▶ What you will do: Skip the pictures. Reproduce all other material exactly.

▶ Available data:
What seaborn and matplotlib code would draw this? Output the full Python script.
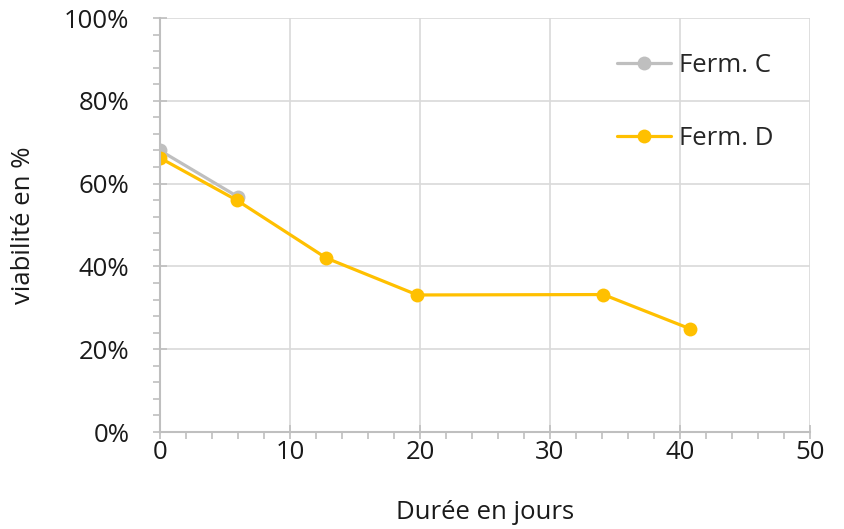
import matplotlib
matplotlib.use("Agg")
import matplotlib.pyplot as plt
from matplotlib.ticker import MultipleLocator, FuncFormatter
import pandas as pd
import seaborn as sns

# Données
jours_c = [0, 6]
viab_c = [68, 56.8]
jours_d = [0, 5.9, 12.8, 19.8, 34.1, 40.8]
viab_d = [66.2, 56.0, 42.0, 33.1, 33.2, 24.9]

df = pd.concat([
    pd.DataFrame({"jours": jours_c, "viab": viab_c, "serie": "Ferm. C"}),
    pd.DataFrame({"jours": jours_d, "viab": viab_d, "serie": "Ferm. D"}),
])

sns.set_style("white")
plt.rcParams["font.family"] = ["Open Sans", "DejaVu Sans"]
fs = 18.5

fig = plt.figure(figsize=(8.44, 5.29), dpi=100)
ax = fig.add_axes([160 / 844, 1 - 432 / 529, 650 / 844, 414 / 529])

sns.lineplot(
    data=df, x="jours", y="viab", hue="serie",
    palette={"Ferm. C": "#BFBFBF", "Ferm. D": "#FFC000"},
    marker="o", markersize=10, markeredgewidth=0, linewidth=2.3,
    ax=ax,
)

ax.set_xlim(0, 50)
ax.set_ylim(0, 100)
ax.xaxis.set_major_locator(MultipleLocator(10))
ax.xaxis.set_minor_locator(MultipleLocator(2))
ax.yaxis.set_major_locator(MultipleLocator(20))
ax.yaxis.set_minor_locator(MultipleLocator(4))
ax.yaxis.set_major_formatter(FuncFormatter(lambda v, p: f"{v:.0f}%"))

ax.grid(True, which="major", color="#d9d9d9", linewidth=1.2)
ax.set_axisbelow(True)
for s in ["top", "right"]:
    ax.spines[s].set_visible(False)
for s in ["left", "bottom"]:
    ax.spines[s].set_color("#bfbfbf")
    ax.spines[s].set_linewidth(1.5)

ax.tick_params(which="major", direction="inout", length=10, width=1.2,
               color="#bfbfbf", labelsize=fs, labelcolor="#1a1a1a")
ax.tick_params(axis="x", which="major", pad=1)
ax.tick_params(axis="y", which="major", pad=17)
ax.tick_params(which="minor", direction="out", length=5, width=1.2,
               color="#bfbfbf")
ax.tick_params(axis="both", which="both", bottom=True, left=True)

ax.set_xlabel("Durée en jours", fontsize=fs, color="#1a1a1a", labelpad=25)
ax.set_ylabel("viabilité en %", fontsize=fs, color="#1a1a1a", labelpad=20)

ax.legend(loc="upper left", bbox_to_anchor=(0.703, 0.915), frameon=False,
          fontsize=fs, labelspacing=1.85, handlelength=2.1, handletextpad=0.3,
          borderpad=0, borderaxespad=0, title=None)

fig.savefig("out.png", dpi=100)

▶ Result for this exercise:
What seaborn and matplotlib code would draw this? Output the full Python script.
import matplotlib
matplotlib.use("Agg")
import matplotlib.pyplot as plt
from matplotlib.ticker import MultipleLocator, FuncFormatter
import pandas as pd
import seaborn as sns

# Données
jours_c = [0, 6]
viab_c = [68, 56.8]
jours_d = [0, 5.9, 12.8, 19.8, 34.1, 40.8]
viab_d = [66.2, 56.0, 42.0, 33.1, 33.2, 24.9]

df = pd.concat([
    pd.DataFrame({"jours": jours_c, "viab": viab_c, "serie": "Ferm. C"}),
    pd.DataFrame({"jours": jours_d, "viab": viab_d, "serie": "Ferm. D"}),
])

sns.set_style("white")
plt.rcParams["font.family"] = ["Open Sans", "DejaVu Sans"]
fs = 18.5

fig = plt.figure(figsize=(8.44, 5.29), dpi=100)
ax = fig.add_axes([160 / 844, 1 - 432 / 529, 650 / 844, 414 / 529])

sns.lineplot(
    data=df, x="jours", y="viab", hue="serie",
    palette={"Ferm. C": "#BFBFBF", "Ferm. D": "#FFC000"},
    marker="o", markersize=10, markeredgewidth=0, linewidth=2.3,
    ax=ax,
)

ax.set_xlim(0, 50)
ax.set_ylim(0, 100)
ax.xaxis.set_major_locator(MultipleLocator(10))
ax.xaxis.set_minor_locator(MultipleLocator(2))
ax.yaxis.set_major_locator(MultipleLocator(20))
ax.yaxis.set_minor_locator(MultipleLocator(4))
ax.yaxis.set_major_formatter(FuncFormatter(lambda v, p: f"{v:.0f}%"))

ax.grid(True, which="major", color="#d9d9d9", linewidth=1.2)
ax.set_axisbelow(True)
for s in ["top", "right"]:
    ax.spines[s].set_visible(False)
for s in ["left", "bottom"]:
    ax.spines[s].set_color("#bfbfbf")
    ax.spines[s].set_linewidth(1.5)

ax.tick_params(which="major", direction="inout", length=10, width=1.2,
               color="#bfbfbf", labelsize=fs, labelcolor="#1a1a1a")
ax.tick_params(axis="x", which="major", pad=1)
ax.tick_params(axis="y", which="major", pad=17)
ax.tick_params(which="minor", direction="out", length=5, width=1.2,
               color="#bfbfbf")
ax.tick_params(axis="both", which="both", bottom=True, left=True)

ax.set_xlabel("Durée en jours", fontsize=fs, color="#1a1a1a", labelpad=25)
ax.set_ylabel("viabilité en %", fontsize=fs, color="#1a1a1a", labelpad=20)

ax.legend(loc="upper left", bbox_to_anchor=(0.703, 0.915), frameon=False,
          fontsize=fs, labelspacing=1.85, handlelength=2.1, handletextpad=0.3,
          borderpad=0, borderaxespad=0, title=None)

fig.savefig("out.png", dpi=100)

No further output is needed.